After more than 50 years in the tire industry, Joe Tomarchio may have retired from Monro Inc. in 2023. But he showed he hasn’t lost his zeal as he took to the stage at the 2024 Point S USA dealer meeting.
Here are nine takeaways from Tomarchio’s talk.
- What’s the most important piece of equipment in your tire dealership? (And hint, it’s not your people. They’re assets.) Tomarchio’s take: the telephone.
- Four things you can’t teach or train, but are critical to business: Enthusiasm. Attitude. Work ethic.
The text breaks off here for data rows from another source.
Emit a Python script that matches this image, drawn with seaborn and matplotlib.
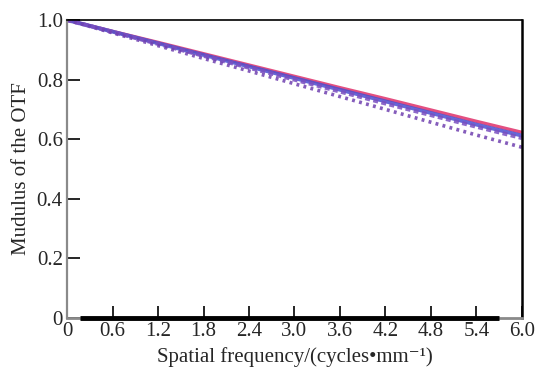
import matplotlib
matplotlib.use("Agg")
import matplotlib.pyplot as plt
import seaborn as sns
import pandas as pd

freq = [0.0, 0.6, 1.2, 1.8, 2.4, 3.0, 3.6, 4.2, 4.8, 5.4, 6.0]
mtf_red = [1.0, 0.962, 0.925, 0.887, 0.849, 0.811, 0.773, 0.736, 0.698, 0.660, 0.623]
mtf_blue = [1.0, 0.961, 0.922, 0.883, 0.844, 0.805, 0.766, 0.727, 0.688, 0.649, 0.612]
mtf_purple = [1.0, 0.960, 0.920, 0.880, 0.840, 0.800, 0.760, 0.720, 0.681, 0.642, 0.604]
mtf_dotted = [1.0, 0.957, 0.914, 0.871, 0.829, 0.786, 0.743, 0.700, 0.657, 0.614, 0.573]
xtick_labels = ["0", "0.6", "1.2", "1.8", "2.4", "3.0", "3.6", "4.2", "4.8", "5.4", "6.0"]
ytick_vals = [0, 0.2, 0.4, 0.6, 0.8, 1.0]
ytick_labels = ["0", "0.2", "0.4", "0.6", "0.8", "1.0"]

sns.set_style("white")
plt.rcParams['font.family'] = ['Liberation Serif', 'DejaVu Serif']

fig = plt.figure(figsize=(5.37, 3.74), dpi=100)
ax = fig.add_axes([0.1248, 0.1497, 0.972 - 0.1248, 0.9465 - 0.1497])

series = [
    (mtf_red, "#e0306a", "-", 2.4),
    (mtf_blue, "#4a4fd0", "-", 2.8),
    (mtf_purple, "#7a4fc0", (0, (1.2, 0.8)), 3.0),
    (mtf_dotted, "#7040b0", (0, (0.8, 1.2)), 2.6),
]
for vals, col, ls, lw in series:
    df = pd.DataFrame({"f": freq, "m": vals})
    sns.lineplot(data=df, x="f", y="m", ax=ax, color=col, linestyle=ls, linewidth=lw, alpha=0.85)

ax.set_xlim(0, 6.0)
ax.set_ylim(0, 1.0)
ax.set_xticks(freq)
ax.set_xticklabels(xtick_labels)
ax.set_yticks(ytick_vals)
ax.set_yticklabels(ytick_labels)
ax.tick_params(axis="both", direction="in", length=9, width=1.2, color="black",
               labelsize=15, pad=3)
ax.tick_params(axis="x", top=False, bottom=True)
ax.tick_params(axis="y", left=True, right=False)
ax.set_xlabel("Spatial frequency/(cycles\u2022mm\u207b\u00b9)", fontsize=15, labelpad=4)
ax.set_ylabel("Mudulus of the OTF", fontsize=15, labelpad=4)

for s in ax.spines.values():
    s.set_visible(True)
ax.spines["left"].set_color("#8a8a8a")
ax.spines["left"].set_linewidth(1.6)
ax.spines["bottom"].set_color("#8a8a8a")
ax.spines["bottom"].set_linewidth(2.0)
ax.spines["right"].set_color("black")
ax.spines["right"].set_linewidth(1.8)
ax.spines["top"].set_color("black")
ax.spines["top"].set_linewidth(1.2)
ax.plot([0.17, 5.7], [0.0, 0.0], color="black", linewidth=3.5, clip_on=False,
        solid_capstyle="butt", transform=ax.get_xaxis_transform(), zorder=5)

fig.savefig("out.png", dpi=100)
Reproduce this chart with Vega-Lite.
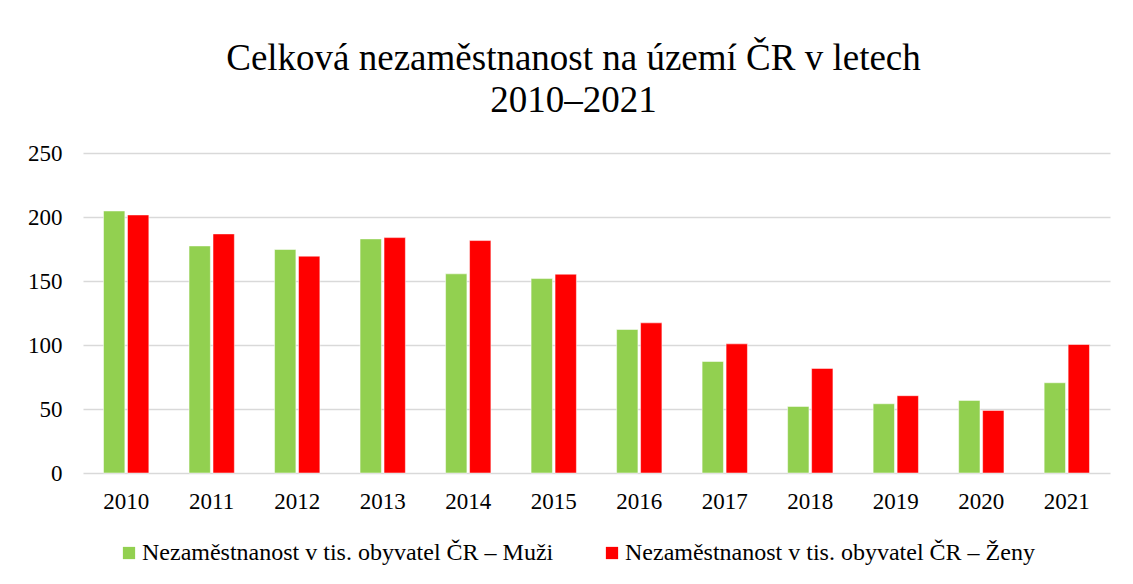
{
  "$schema": "https://vega.github.io/schema/vega-lite/v6.json",
  "width": 1027,
  "height": 320,
  "autosize": {"type": "none"},
  "padding": {"left": 83, "top": 153, "right": 23, "bottom": 111},
  "background": "white",
  "title": {
    "text": ["Celková nezaměstnanost na území ČR v letech", "2010–2021"],
    "font": "Liberation Serif",
    "fontSize": 37,
    "fontWeight": "normal",
    "color": "#000000",
    "lineHeight": 42,
    "anchor": "middle",
    "offset": 22,
    "dx": -23
  },
  "data": {
    "values": [
      {"rok": "2010", "serie": "Nezaměstnanost v tis. obyvatel ČR – Muži", "hodnota": 204.7},
      {"rok": "2010", "serie": "Nezaměstnanost v tis. obyvatel ČR – Ženy", "hodnota": 201.6},
      {"rok": "2011", "serie": "Nezaměstnanost v tis. obyvatel ČR – Muži", "hodnota": 177.4},
      {"rok": "2011", "serie": "Nezaměstnanost v tis. obyvatel ČR – Ženy", "hodnota": 186.8},
      {"rok": "2012", "serie": "Nezaměstnanost v tis. obyvatel ČR – Muži", "hodnota": 174.6},
      {"rok": "2012", "serie": "Nezaměstnanost v tis. obyvatel ČR – Ženy", "hodnota": 169.4},
      {"rok": "2013", "serie": "Nezaměstnanost v tis. obyvatel ČR – Muži", "hodnota": 182.9},
      {"rok": "2013", "serie": "Nezaměstnanost v tis. obyvatel ČR – Ženy", "hodnota": 183.9},
      {"rok": "2014", "serie": "Nezaměstnanost v tis. obyvatel ČR – Muži", "hodnota": 155.6},
      {"rok": "2014", "serie": "Nezaměstnanost v tis. obyvatel ČR – Ženy", "hodnota": 181.6},
      {"rok": "2015", "serie": "Nezaměstnanost v tis. obyvatel ČR – Muži", "hodnota": 151.9},
      {"rok": "2015", "serie": "Nezaměstnanost v tis. obyvatel ČR – Ženy", "hodnota": 155.3},
      {"rok": "2016", "serie": "Nezaměstnanost v tis. obyvatel ČR – Muži", "hodnota": 112.1},
      {"rok": "2016", "serie": "Nezaměstnanost v tis. obyvatel ČR – Ženy", "hodnota": 117.3},
      {"rok": "2017", "serie": "Nezaměstnanost v tis. obyvatel ČR – Muži", "hodnota": 87.1},
      {"rok": "2017", "serie": "Nezaměstnanost v tis. obyvatel ČR – Ženy", "hodnota": 100.9},
      {"rok": "2018", "serie": "Nezaměstnanost v tis. obyvatel ČR – Muži", "hodnota": 52.0},
      {"rok": "2018", "serie": "Nezaměstnanost v tis. obyvatel ČR – Ženy", "hodnota": 81.7},
      {"rok": "2019", "serie": "Nezaměstnanost v tis. obyvatel ČR – Muži", "hodnota": 54.1},
      {"rok": "2019", "serie": "Nezaměstnanost v tis. obyvatel ČR – Ženy", "hodnota": 60.4},
      {"rok": "2020", "serie": "Nezaměstnanost v tis. obyvatel ČR – Muži", "hodnota": 56.7},
      {"rok": "2020", "serie": "Nezaměstnanost v tis. obyvatel ČR – Ženy", "hodnota": 48.9},
      {"rok": "2021", "serie": "Nezaměstnanost v tis. obyvatel ČR – Muži", "hodnota": 70.5},
      {"rok": "2021", "serie": "Nezaměstnanost v tis. obyvatel ČR – Ženy", "hodnota": 100.4}
    ]
  },
  "mark": {"type": "bar", "stroke": "white", "strokeWidth": 0.5},
  "encoding": {
    "x": {
      "field": "rok",
      "type": "nominal",
      "title": null,
      "scale": {"paddingInner": 0.47, "paddingOuter": 0.24},
      "axis": {
        "labelAngle": 0,
        "labelFont": "Liberation Serif",
        "labelFontSize": 23,
        "labelColor": "#000000",
        "labelPadding": 17,
        "ticks": false,
        "domain": false,
        "grid": false
      }
    },
    "xOffset": {
      "field": "serie",
      "type": "nominal",
      "scale": {"paddingInner": 0.11}
    },
    "y": {
      "field": "hodnota",
      "type": "quantitative",
      "title": null,
      "scale": {"domain": [0, 250], "nice": false},
      "axis": {
        "values": [0, 50, 100, 150, 200, 250],
        "labelFont": "Liberation Serif",
        "labelFontSize": 23,
        "labelColor": "#000000",
        "labelPadding": 21,
        "ticks": false,
        "domain": false,
        "grid": true,
        "gridColor": "#d9d9d9",
        "gridWidth": 1.5
      }
    },
    "color": {
      "field": "serie",
      "type": "nominal",
      "title": null,
      "scale": {"range": ["#92d050", "#ff0000"]},
      "legend": {
        "orient": "none",
        "legendX": 34,
        "legendY": 388,
        "direction": "horizontal",
        "symbolType": "square",
        "symbolSize": 150,
        "symbolStrokeWidth": 0,
        "symbolOpacity": 1,
        "labelFont": "Liberation Serif",
        "labelFontSize": 24,
        "labelColor": "#000000",
        "labelLimit": 600,
        "labelOffset": 1,
        "columnPadding": 46
      }
    }
  },
  "config": {
    "view": {"stroke": null}
  }
}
Moral compass.
- Thoughts on wages: “I believe if you’re paying peanuts, you get monkeys.”
- How to deal with an issue with an employee: “I was polite, honest and direct.” Some people aren’t meant to work in a tire dealership, but that's OK. “I want to promote them to customer.”
- First line item he studied: Gross profit dollars per store compared to the previous year, quarter or month.
- How to identify ticket takers from salespeople: Create a gap report and look at what the customer came in for, and what the final ticket included. He wouldn’t stand for overselling, but wanted to see additional services that the customer needed, such as alignments, wheel balancing, etc.
- Philosophy on price increases: When he received a notice of a price increase of any kind — whether from the utility company or a tire supplier — he and his brother Fred Tomarchio, co-founders of Mr. Tire — found something to attach a price hike to. It might have been to valve stems, which customers would never price shop by telephone.
- What’s a fair price? “The highest price I can charge.”
- Items he’d bid or price shop on a regular cadence: Insurance, oil, uniforms, shop towels. “You do not get what you deserve. You get what you negotiate.”